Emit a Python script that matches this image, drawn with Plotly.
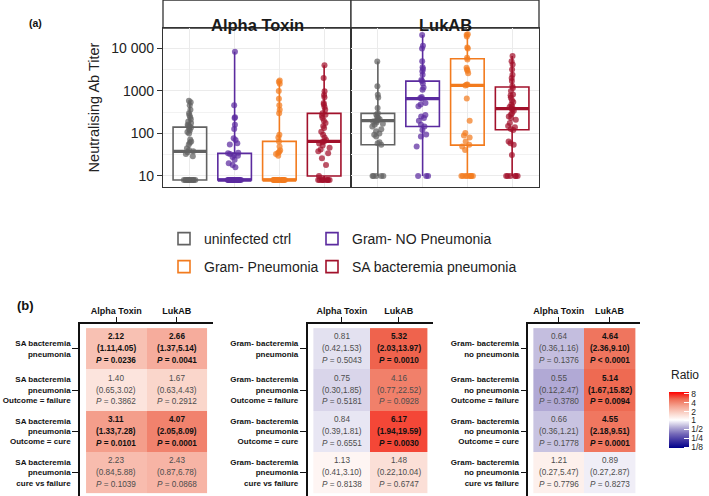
import math
import plotly.graph_objects as go

W, H = 709, 496

# ---------------- Panel (a) data ----------------
groups = ["uninfected ctrl", "Gram- NO Pneumonia", "Gram- Pneumonia", "SA bacteremia pneumonia"]
group_colors = ["#626262", "#5b2b9f", "#f27b1e", "#a2112b"]
facets = ["Alpha Toxin", "LukAB"]

at_uninfected = [8, 8, 8, 8, 8, 8, 8, 8, 8, 8, 8, 8, 29, 33, 36, 38, 41, 45, 55, 60, 65, 72,
                 100, 108, 118, 128, 137, 146, 150, 160, 175, 190, 215, 240, 267, 300, 360, 460, 540, 590]
at_gramneg_nopneu = [8, 8, 8, 8, 8, 8, 8, 8, 8, 8, 8, 8, 8, 8, 8, 8, 8, 8, 8, 8, 8,
                     16, 18, 20, 24, 28, 30, 31, 33, 34, 35, 55, 59, 70, 77, 128, 160, 230, 240, 460, 8300]
at_gramneg_pneu = [8, 8, 8, 8, 8, 8, 8, 8, 8, 8, 8, 8, 8, 8, 8, 8,
                   30, 33, 35, 37, 40, 49, 65, 80, 93, 300, 360, 460, 650, 1000, 1470, 1650, 1750]
at_sa_pneu = [8, 8, 8, 8, 8, 8, 8, 8, 8, 10, 18, 26, 34, 38, 42, 46, 52, 58, 63, 65, 70, 80, 93,
              110, 134, 150, 175, 200, 230, 260, 275, 300, 360, 420, 480, 520, 710, 800, 980, 2000, 4000]

luk_uninfected = [10, 10, 10, 10, 10, 54, 59, 62, 85, 93, 100, 112, 125, 146, 160, 170, 180, 190,
                  200, 205, 215, 230, 250, 275, 300, 395, 700, 810, 1290, 4900]
luk_gramneg_nopneu = [10, 10, 10, 49, 85, 95, 120, 146, 160, 200, 230, 250, 270, 435, 480, 520, 650,
                      680, 720, 1070, 1200, 1500, 1700, 1800, 2400, 2900, 3300, 3600, 5000, 10000,
                      11500, 20600]
luk_gramneg_pneu = [10, 10, 10, 10, 10, 10, 10, 10, 41, 49, 54, 65, 80, 90, 102, 200, 660, 1350, 1400,
                    1410, 2600, 3000, 3200, 3500, 5500, 6000, 10000, 10500, 19000, 21000, 21500]
luk_sa_pneu = [10, 10, 10, 10, 10, 10, 31, 54, 59, 65, 120, 128, 140, 150, 175, 210, 230, 250, 280,
               300, 340, 370, 390, 420, 435, 480, 550, 600, 700, 780, 820, 1000, 1170, 1300, 1700,
               2000, 2400, 3200, 4200, 5000, 6600]

# box statistics (as drawn, computed on log scale) per group
at_q1 = [8, 8, 8, 10]
at_median = [38, 8, 8, 65]
at_q3 = [141, 34, 65, 296]
at_lower = [8, 8, 8, 8]
at_upper = [590, 8300, 1750, 4000]

luk_q1 = [54, 145, 53, 122]
luk_median = [200, 660, 1350, 385]
luk_q3 = [296, 1700, 5700, 1240]
luk_lower = [10, 10, 10, 10]
luk_upper = [4900, 20600, 21500, 6600]

thresholds = [16, 20]

y_tickvals = [10, 100, 1000, 10000]
y_ticktext = ["10", "100", "1000", "10 000"]
y_minor = [31.6, 316, 3162]

# ---------------- Panel (b) data ----------------
hm_cols = ["Alpha Toxin", "LukAB"]

sa_rows = ["SA bacteremia<br>pneumonia",
           "SA bacteremia<br>pneumonia<br>Outcome = failure",
           "SA bacteremia<br>pneumonia<br>Outcome = cure",
           "SA bacteremia<br>pneumonia<br>cure vs failure"]
sa_ratio = [[2.12, 2.66], [1.40, 1.67], [3.11, 4.07], [2.23, 2.43]]
sa_lo = [[1.11, 1.37], [0.65, 0.63], [1.33, 2.05], [0.84, 0.87]]
sa_hi = [[4.05, 5.14], [3.02, 4.43], [7.28, 8.09], [5.88, 6.78]]
sa_p = [[0.0236, 0.0041], [0.3862, 0.2912], [0.0101, 0.0001], [0.1039, 0.0868]]

gp_rows = ["Gram- bacteremia<br>pneumonia",
           "Gram- bacteremia<br>pneumonia<br>Outcome = failure",
           "Gram- bacteremia<br>pneumonia<br>Outcome = cure",
           "Gram- bacteremia<br>pneumonia<br>cure vs failure"]
gp_ratio = [[0.81, 5.32], [0.75, 4.16], [0.84, 6.17], [1.13, 1.48]]
gp_lo = [[0.42, 2.03], [0.30, 0.77], [0.39, 1.94], [0.41, 0.22]]
gp_hi = [[1.53, 13.97], [1.85, 22.52], [1.81, 19.59], [3.10, 10.04]]
gp_p = [[0.5043, 0.0010], [0.5181, 0.0928], [0.6551, 0.0030], [0.8138, 0.6747]]

gn_rows = ["Gram- bacteremia<br>no pneumonia",
           "Gram- bacteremia<br>no pneumonia<br>Outcome = failure",
           "Gram- bacteremia<br>no pneumonia<br>Outcome = cure",
           "Gram- bacteremia<br>no pneumonia<br>cure vs failure"]
gn_ratio = [[0.64, 4.64], [0.55, 5.14], [0.66, 4.55], [1.21, 0.89]]
gn_lo = [[0.36, 2.36], [0.12, 1.67], [0.36, 2.18], [0.27, 0.27]]
gn_hi = [[1.16, 9.10], [2.47, 15.82], [1.21, 9.51], [5.47, 2.87]]
gn_p = [[0.1376, 0.00005], [0.3780, 0.0094], [0.1778, 0.0001], [0.7796, 0.8273]]

ratio_ticks = [8, 4, 2, 1, 1 / 2, 1 / 4, 1 / 8]
ratio_ticktext = ["8", "4", "2", "1", "1/2", "1/4", "1/8"]

# ---------------- figure ----------------
FONT = "Liberation Sans, Arial, Helvetica, sans-serif"

fig = go.Figure()

facet_points = [
    [at_uninfected, at_gramneg_nopneu, at_gramneg_pneu, at_sa_pneu],
    [luk_uninfected, luk_gramneg_nopneu, luk_gramneg_pneu, luk_sa_pneu],
]
facet_stats = [
    (at_q1, at_median, at_q3, at_lower, at_upper),
    (luk_q1, luk_median, luk_q3, luk_lower, luk_upper),
]
axis_pairs = [("x", "y"), ("x2", "y2")]
legend_ids = ["legend", "legend2", "legend3", "legend4"]

for fi, (xa, ya) in enumerate(axis_pairs):
    q1, med, q3, lo, hi = facet_stats[fi]
    for gi, g in enumerate(groups):
        col = group_colors[gi]
        # box (precomputed stats)
        fig.add_trace(go.Box(
            x=[g], q1=[q1[gi]], median=[med[gi]], q3=[q3[gi]],
            lowerfence=[lo[gi]], upperfence=[hi[gi]],
            xaxis=xa, yaxis=ya, name=g, legendgroup=g, legend=legend_ids[gi],
            showlegend=(fi == 0), boxpoints=False, width=0.75, whiskerwidth=0,
            line=dict(color=col, width=1.6), fillcolor="rgba(255,255,255,0)",
            hoverinfo="skip",
        ))
        # thicker median line
        fig.add_trace(go.Box(
            x=[g], q1=[med[gi]], median=[med[gi]], q3=[med[gi]],
            lowerfence=[med[gi]], upperfence=[med[gi]],
            xaxis=xa, yaxis=ya, name=g, legendgroup=g, showlegend=False,
            boxpoints=False, width=0.75, whiskerwidth=0,
            line=dict(color=col, width=3.2), fillcolor="rgba(255,255,255,0)",
            hoverinfo="skip",
        ))
        # jittered points
        pts = facet_points[fi][gi]
        fig.add_trace(go.Box(
            x=[g] * len(pts), y=pts, xaxis=xa, yaxis=ya, name=g, legendgroup=g,
            showlegend=False, boxpoints="all", jitter=0.42, pointpos=0, width=0.75,
            line=dict(color="rgba(0,0,0,0)", width=0), fillcolor="rgba(0,0,0,0)",
            marker=dict(color=col, size=6, opacity=0.72, line=dict(width=0)),
            hoveron="points",
        ))


def hm_block(rows, ratio, lo, hi, p, xa, ya, showscale):
    z = [[math.log2(v) for v in r] for r in ratio]
    fig.add_trace(go.Heatmap(
        z=z, x=hm_cols, y=rows, xaxis=xa, yaxis=ya,
        colorscale=[
            [0.0, "#00008B"], [0.125, "#3B30A0"], [0.25, "#7468B8"], [0.375, "#B7B0D8"],
            [0.5, "#FFFFFF"], [0.625, "#FAD3C8"], [0.75, "#F5A290"], [0.875, "#EE6A52"],
            [1.0, "#FF0000"]],
        zmin=-3.15, zmax=3.15, showscale=showscale, hoverinfo="skip",
        colorbar=dict(
            x=(669 - 10) / W, xanchor="left", y=1 - 420.5 / H, yanchor="middle",
            len=56, lenmode="pixels", thickness=20, thicknessmode="pixels",
            outlinewidth=0, ticks="inside", tickcolor="white", ticklen=5, ypad=0,
            tickvals=[math.log2(t) for t in ratio_ticks], ticktext=ratio_ticktext,
            tickfont=dict(size=8.5, family=FONT, color="#222"),
        ),
    ))
    for ri, rname in enumerate(rows):
        for ci, cname in enumerate(hm_cols):
            pv = p[ri][ci]
            sig = pv < 0.05
            ptxt = "<i>P</i> < 0.0001" if pv < 0.0001 else "<i>P</i> = %.4f" % pv
            lines = ["%.2f" % ratio[ri][ci],
                     "(%.2f,%.2f)" % (lo[ri][ci], hi[ri][ci]),
                     ptxt]
            for li, t in enumerate(lines):
                fig.add_annotation(
                    x=cname, y=rname, xref=xa, yref=ya,
                    text=("<b>%s</b>" % t) if sig else t,
                    showarrow=False, yshift=11.8 - 11.8 * li,
                    font=dict(size=8.2, family=FONT, color="#111" if sig else "#4d4d4d"),
                )


hm_block(sa_rows, sa_ratio, sa_lo, sa_hi, sa_p, "x3", "y3", True)
hm_block(gp_rows, gp_ratio, gp_lo, gp_hi, gp_p, "x4", "y4", False)
hm_block(gn_rows, gn_ratio, gn_lo, gn_hi, gn_p, "x5", "y5", False)

# ---------------- layout ----------------
grid_col = "#EBEBEB"
border = "#333333"

common_x = dict(type="category", categoryorder="array", categoryarray=groups,
                range=[-0.6, 3.6], showticklabels=False, ticks="", automargin=False,
                showgrid=True, gridcolor=grid_col, gridwidth=1,
                showline=True, mirror=True, linecolor=border, linewidth=1.3,
                zeroline=False, fixedrange=True)
common_y = dict(type="log", range=[0.74, 4.48], tickvals=y_tickvals, ticktext=y_ticktext,
                showgrid=True, gridcolor=grid_col, gridwidth=1.1, automargin=False,
                minor=dict(tickvals=y_minor, showgrid=True, gridcolor="#F2F2F2", gridwidth=0.6),
                showline=True, mirror=True, linecolor=border, linewidth=1.3,
                zeroline=False, fixedrange=True)

ya_dom = [1 - 187 / H, 1 - 28 / H]
hm_y_dom = [0, 1 - 324 / H]


def hm_x(dom):
    return dict(domain=dom, side="top", type="category", categoryorder="array",
                categoryarray=hm_cols, range=[-0.6, 1.6], ticks="outside", ticklen=5,
                tickwidth=1.3, tickcolor="#111", showline=True, linecolor="#111", linewidth=1.6,
                showgrid=False, zeroline=False, fixedrange=True, automargin=False,
                tickfont=dict(size=9, family=FONT, color="#111", weight="bold"))


def hm_y(dom, xa):
    return dict(domain=dom, anchor=xa, type="category", range=[3.57, -0.6], ticks="outside",
                ticklen=6, tickwidth=1.3, tickcolor="#111", showline=True, linecolor="#111",
                linewidth=1.6, showgrid=False, zeroline=False, fixedrange=True, automargin=False,
                tickfont=dict(size=8, family=FONT, color="#111", weight="bold"))


leg_common = dict(orientation="h", xanchor="left", yanchor="middle",
                  font=dict(size=14, color="#222", family=FONT),
                  bgcolor="rgba(0,0,0,0)", itemclick=False, itemdoubleclick=False)

fig.update_layout(
    width=W, height=H, autosize=False,
    margin=dict(l=0, r=0, t=0, b=0, autoexpand=False),
    paper_bgcolor="white", plot_bgcolor="white",
    font=dict(family=FONT, color="#222"),
    boxmode="overlay",
    xaxis=dict(common_x, domain=[163 / W, 351 / W], anchor="y"),
    xaxis2=dict(common_x, domain=[351 / W, 539 / W], anchor="y2"),
    yaxis=dict(common_y, domain=ya_dom, anchor="x", ticks="outside", ticklen=5,
               tickcolor=border, tickfont=dict(size=14, color="#222"),
               title=dict(text="Neutralising Ab Titer", font=dict(size=14.5, color="#222"),
                          standoff=8)),
    yaxis2=dict(common_y, domain=ya_dom, anchor="x2", matches="y", showticklabels=False,
                ticks=""),
    xaxis3=dict(hm_x([80 / W, 213 / W]), anchor="y3"),
    yaxis3=hm_y(hm_y_dom, "x3"),
    xaxis4=dict(hm_x([307.7 / W, 433 / W]), anchor="y4"),
    yaxis4=hm_y(hm_y_dom, "x4"),
    xaxis5=dict(hm_x([528.3 / W, 640 / W]), anchor="y5"),
    yaxis5=hm_y(hm_y_dom, "x5"),
    legend=dict(leg_common, x=164 / W, y=1 - 239 / H),
    legend2=dict(leg_common, x=312 / W, y=1 - 239 / H),
    legend3=dict(leg_common, x=164 / W, y=1 - 267 / H),
    legend4=dict(leg_common, x=312 / W, y=1 - 267 / H),
)

# dashed detection thresholds
for fi, (xa, ya) in enumerate(axis_pairs):
    fig.add_shape(type="line", xref=xa + " domain", yref=ya, x0=0, x1=1,
                  y0=math.log10(thresholds[fi]), y1=math.log10(thresholds[fi]),
                  line=dict(color="black", width=1.6, dash="dash"))

# facet strips
strip_x = [(163, 351), (351, 539)]
for (x0, x1), name in zip(strip_x, facets):
    fig.add_shape(type="rect", xref="paper", yref="paper", x0=x0 / W, x1=x1 / W,
                  y0=1 - 28 / H, y1=1.0, fillcolor="white", line=dict(color=border, width=1.3),
                  layer="below")
    fig.add_annotation(xref="paper", yref="paper", x=(x0 + x1) / 2 / W, y=1 - 14 / H,
                       text="<b>%s</b>" % name, showarrow=False,
                       font=dict(size=16.5, color="#1a1a1a"))

fig.add_annotation(xref="paper", yref="paper", x=27 / W, y=1 - 15 / H, xanchor="left",
                   text="<b>(a)</b>", showarrow=False, font=dict(size=10.5, color="#111"))
fig.add_annotation(xref="paper", yref="paper", x=15 / W, y=1 - 305 / H, xanchor="left",
                   text="<b>(b)</b>", showarrow=False, font=dict(size=13, color="#111"))
fig.add_annotation(xref="paper", yref="paper", x=669 / W, y=1 - 384 / H, xanchor="left",
                   text="Ratio", showarrow=False, font=dict(size=12, color="#222"))

fig.write_html("out.html", config={"displayModeBar": False},
               post_script="document.body.style.margin='0';")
--------------------
Restate exactly, please, only the lines between the start of the data and the line containing "2000, 2400, 3200, 4200, 5000, 6600]", both ends included, skipping the pictures.

Emit a Python script that matches this image, drawn with Plotly.
import math
import plotly.graph_objects as go

W, H = 709, 496

# ---------------- Panel (a) data ----------------
groups = ["uninfected ctrl", "Gram- NO Pneumonia", "Gram- Pneumonia", "SA bacteremia pneumonia"]
group_colors = ["#626262", "#5b2b9f", "#f27b1e", "#a2112b"]
facets = ["Alpha Toxin", "LukAB"]

at_uninfected = [8, 8, 8, 8, 8, 8, 8, 8, 8, 8, 8, 8, 29, 33, 36, 38, 41, 45, 55, 60, 65, 72,
                 100, 108, 118, 128, 137, 146, 150, 160, 175, 190, 215, 240, 267, 300, 360, 460, 540, 590]
at_gramneg_nopneu = [8, 8, 8, 8, 8, 8, 8, 8, 8, 8, 8, 8, 8, 8, 8, 8, 8, 8, 8, 8, 8,
                     16, 18, 20, 24, 28, 30, 31, 33, 34, 35, 55, 59, 70, 77, 128, 160, 230, 240, 460, 8300]
at_gramneg_pneu = [8, 8, 8, 8, 8, 8, 8, 8, 8, 8, 8, 8, 8, 8, 8, 8,
                   30, 33, 35, 37, 40, 49, 65, 80, 93, 300, 360, 460, 650, 1000, 1470, 1650, 1750]
at_sa_pneu = [8, 8, 8, 8, 8, 8, 8, 8, 8, 10, 18, 26, 34, 38, 42, 46, 52, 58, 63, 65, 70, 80, 93,
              110, 134, 150, 175, 200, 230, 260, 275, 300, 360, 420, 480, 520, 710, 800, 980, 2000, 4000]

luk_uninfected = [10, 10, 10, 10, 10, 54, 59, 62, 85, 93, 100, 112, 125, 146, 160, 170, 180, 190,
                  200, 205, 215, 230, 250, 275, 300, 395, 700, 810, 1290, 4900]
luk_gramneg_nopneu = [10, 10, 10, 49, 85, 95, 120, 146, 160, 200, 230, 250, 270, 435, 480, 520, 650,
                      680, 720, 1070, 1200, 1500, 1700, 1800, 2400, 2900, 3300, 3600, 5000, 10000,
                      11500, 20600]
luk_gramneg_pneu = [10, 10, 10, 10, 10, 10, 10, 10, 41, 49, 54, 65, 80, 90, 102, 200, 660, 1350, 1400,
                    1410, 2600, 3000, 3200, 3500, 5500, 6000, 10000, 10500, 19000, 21000, 21500]
luk_sa_pneu = [10, 10, 10, 10, 10, 10, 31, 54, 59, 65, 120, 128, 140, 150, 175, 210, 230, 250, 280,
               300, 340, 370, 390, 420, 435, 480, 550, 600, 700, 780, 820, 1000, 1170, 1300, 1700,
               2000, 2400, 3200, 4200, 5000, 6600]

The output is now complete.